Horticulture: Regional Planning and Development

(asked on 8th February 2022) - View Source

Question to the Department for Environment, Food and Rural Affairs:

To ask the Secretary of State for Environment, Food and Rural Affairs, what assessment he has made of the potential role of horticulture, including national plant collections, parks and gardens in delivering the Government's levelling up agenda from a cultural perspective.


Answered by
Rebecca Pow Portrait
Rebecca Pow
Parliamentary Under-Secretary (Department for Environment, Food and Rural Affairs)
This question was answered on 28th February 2022

Defra is leading the £5.77 million cross-Governmental project to test and evaluate green social prescribing in seven test and learn sites and to run national research work to understand its scalability. This can include the prescribing of gardening projects and activities in parks. We have also committed to treble tree planting rates in England, and bring trees closer to people, through trees on streets, in parks and urban orchards, supported through the Urban Tree Challenge and Local Authority Treescape Funds. In addition, Defra and Natural England are working with other partners and stakeholders to develop a Green Infrastructure Framework. This will show what good green infrastructure looks like, including parks, woodlands and community food growing.

In order to support all these initiatives, we will need a thriving horticulture sector to provide the necessary plants, flowers and trees, and we are looking at the opportunities and barriers that the horticulture sector faces to support sustainable growth in the sector, so that more of our plants and flowers can be sourced from our own domestic growers.

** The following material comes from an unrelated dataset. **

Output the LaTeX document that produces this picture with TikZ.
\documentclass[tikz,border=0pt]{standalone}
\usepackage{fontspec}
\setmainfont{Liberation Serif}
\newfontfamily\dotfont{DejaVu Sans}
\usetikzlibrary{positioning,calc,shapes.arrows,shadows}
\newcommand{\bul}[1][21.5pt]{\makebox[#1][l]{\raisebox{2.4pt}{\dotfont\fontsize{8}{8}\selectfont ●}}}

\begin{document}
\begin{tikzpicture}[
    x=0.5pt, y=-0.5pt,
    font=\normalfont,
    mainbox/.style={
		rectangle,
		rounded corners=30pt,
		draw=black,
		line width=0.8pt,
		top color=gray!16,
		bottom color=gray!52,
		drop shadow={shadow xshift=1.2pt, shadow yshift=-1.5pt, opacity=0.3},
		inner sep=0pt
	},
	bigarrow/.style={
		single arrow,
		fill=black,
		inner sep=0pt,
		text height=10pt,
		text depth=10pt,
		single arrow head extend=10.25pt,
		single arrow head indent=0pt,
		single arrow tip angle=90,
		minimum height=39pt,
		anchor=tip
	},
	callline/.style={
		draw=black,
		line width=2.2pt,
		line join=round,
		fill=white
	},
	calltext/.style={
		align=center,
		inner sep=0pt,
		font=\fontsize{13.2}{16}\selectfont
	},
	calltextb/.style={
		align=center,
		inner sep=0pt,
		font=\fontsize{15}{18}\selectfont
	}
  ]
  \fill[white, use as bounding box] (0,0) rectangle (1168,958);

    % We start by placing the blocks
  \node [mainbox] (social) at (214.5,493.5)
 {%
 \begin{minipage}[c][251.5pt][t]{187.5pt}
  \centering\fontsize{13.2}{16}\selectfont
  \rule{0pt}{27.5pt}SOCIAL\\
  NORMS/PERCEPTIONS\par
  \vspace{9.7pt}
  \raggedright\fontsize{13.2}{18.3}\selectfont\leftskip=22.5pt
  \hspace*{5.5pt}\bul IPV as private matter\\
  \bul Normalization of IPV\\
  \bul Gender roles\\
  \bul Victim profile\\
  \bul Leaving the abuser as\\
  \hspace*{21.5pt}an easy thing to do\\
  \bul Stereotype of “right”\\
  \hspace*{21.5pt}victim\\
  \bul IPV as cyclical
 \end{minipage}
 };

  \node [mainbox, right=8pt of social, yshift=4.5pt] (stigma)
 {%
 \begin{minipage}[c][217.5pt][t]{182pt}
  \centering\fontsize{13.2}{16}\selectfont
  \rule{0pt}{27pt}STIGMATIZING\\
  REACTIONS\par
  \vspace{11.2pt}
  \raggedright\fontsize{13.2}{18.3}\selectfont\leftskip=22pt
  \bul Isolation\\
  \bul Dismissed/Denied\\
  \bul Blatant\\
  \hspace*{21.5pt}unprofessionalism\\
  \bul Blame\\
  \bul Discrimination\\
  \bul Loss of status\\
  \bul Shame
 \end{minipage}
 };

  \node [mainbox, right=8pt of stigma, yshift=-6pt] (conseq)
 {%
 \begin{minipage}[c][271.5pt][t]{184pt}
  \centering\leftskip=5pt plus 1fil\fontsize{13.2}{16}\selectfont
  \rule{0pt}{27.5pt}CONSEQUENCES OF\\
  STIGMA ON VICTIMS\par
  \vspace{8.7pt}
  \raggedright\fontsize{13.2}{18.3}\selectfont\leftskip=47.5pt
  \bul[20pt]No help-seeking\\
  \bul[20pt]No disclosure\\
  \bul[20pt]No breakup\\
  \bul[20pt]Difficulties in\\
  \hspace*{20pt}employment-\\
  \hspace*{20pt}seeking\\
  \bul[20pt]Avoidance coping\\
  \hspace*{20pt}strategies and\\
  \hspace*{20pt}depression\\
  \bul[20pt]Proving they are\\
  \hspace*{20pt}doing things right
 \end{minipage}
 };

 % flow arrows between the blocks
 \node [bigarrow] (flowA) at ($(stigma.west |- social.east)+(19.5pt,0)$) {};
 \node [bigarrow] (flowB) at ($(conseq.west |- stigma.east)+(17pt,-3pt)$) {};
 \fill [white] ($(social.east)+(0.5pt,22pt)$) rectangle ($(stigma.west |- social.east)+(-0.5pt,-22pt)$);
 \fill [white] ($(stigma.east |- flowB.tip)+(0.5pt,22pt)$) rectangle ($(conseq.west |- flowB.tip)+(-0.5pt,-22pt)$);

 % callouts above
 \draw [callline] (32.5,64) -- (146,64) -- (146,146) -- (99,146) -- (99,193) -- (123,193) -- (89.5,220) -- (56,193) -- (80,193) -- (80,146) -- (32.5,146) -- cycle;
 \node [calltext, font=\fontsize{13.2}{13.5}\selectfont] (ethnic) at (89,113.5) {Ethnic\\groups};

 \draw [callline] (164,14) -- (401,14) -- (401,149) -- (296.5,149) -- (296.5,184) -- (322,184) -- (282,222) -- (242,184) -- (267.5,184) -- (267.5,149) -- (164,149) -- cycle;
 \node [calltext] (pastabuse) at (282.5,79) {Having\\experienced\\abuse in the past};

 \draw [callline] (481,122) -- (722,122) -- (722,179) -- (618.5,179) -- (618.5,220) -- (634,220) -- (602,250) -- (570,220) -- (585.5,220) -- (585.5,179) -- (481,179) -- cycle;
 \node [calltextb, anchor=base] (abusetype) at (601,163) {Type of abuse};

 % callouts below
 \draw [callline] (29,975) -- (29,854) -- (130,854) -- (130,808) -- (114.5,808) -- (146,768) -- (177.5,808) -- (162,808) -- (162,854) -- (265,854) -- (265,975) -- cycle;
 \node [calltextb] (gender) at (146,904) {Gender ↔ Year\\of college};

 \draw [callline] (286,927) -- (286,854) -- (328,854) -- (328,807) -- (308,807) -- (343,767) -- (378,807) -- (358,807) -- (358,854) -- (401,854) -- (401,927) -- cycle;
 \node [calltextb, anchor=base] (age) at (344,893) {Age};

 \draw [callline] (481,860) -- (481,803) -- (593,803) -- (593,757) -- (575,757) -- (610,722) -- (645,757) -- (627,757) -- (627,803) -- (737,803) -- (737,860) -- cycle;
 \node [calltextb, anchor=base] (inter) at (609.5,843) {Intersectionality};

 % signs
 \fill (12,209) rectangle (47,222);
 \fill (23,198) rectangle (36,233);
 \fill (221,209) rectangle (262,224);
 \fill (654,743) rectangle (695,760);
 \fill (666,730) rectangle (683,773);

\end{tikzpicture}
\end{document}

On national plant collections, Defra has also committed to funding a £15 million project to digitise a significant proportion of the Herbarium at Kew Gardens. The Herbarium is the world’s largest collection of plant and fungal specimens, with specimens collected over 170 years, including those collected by Charles Darwin. The significant injection of government funding will protect irreplaceable samples from deterioration and allow researchers from across the country and the globe to access the historic collection, help conserve nature and find solutions to some of the most critical challenges facing humanity.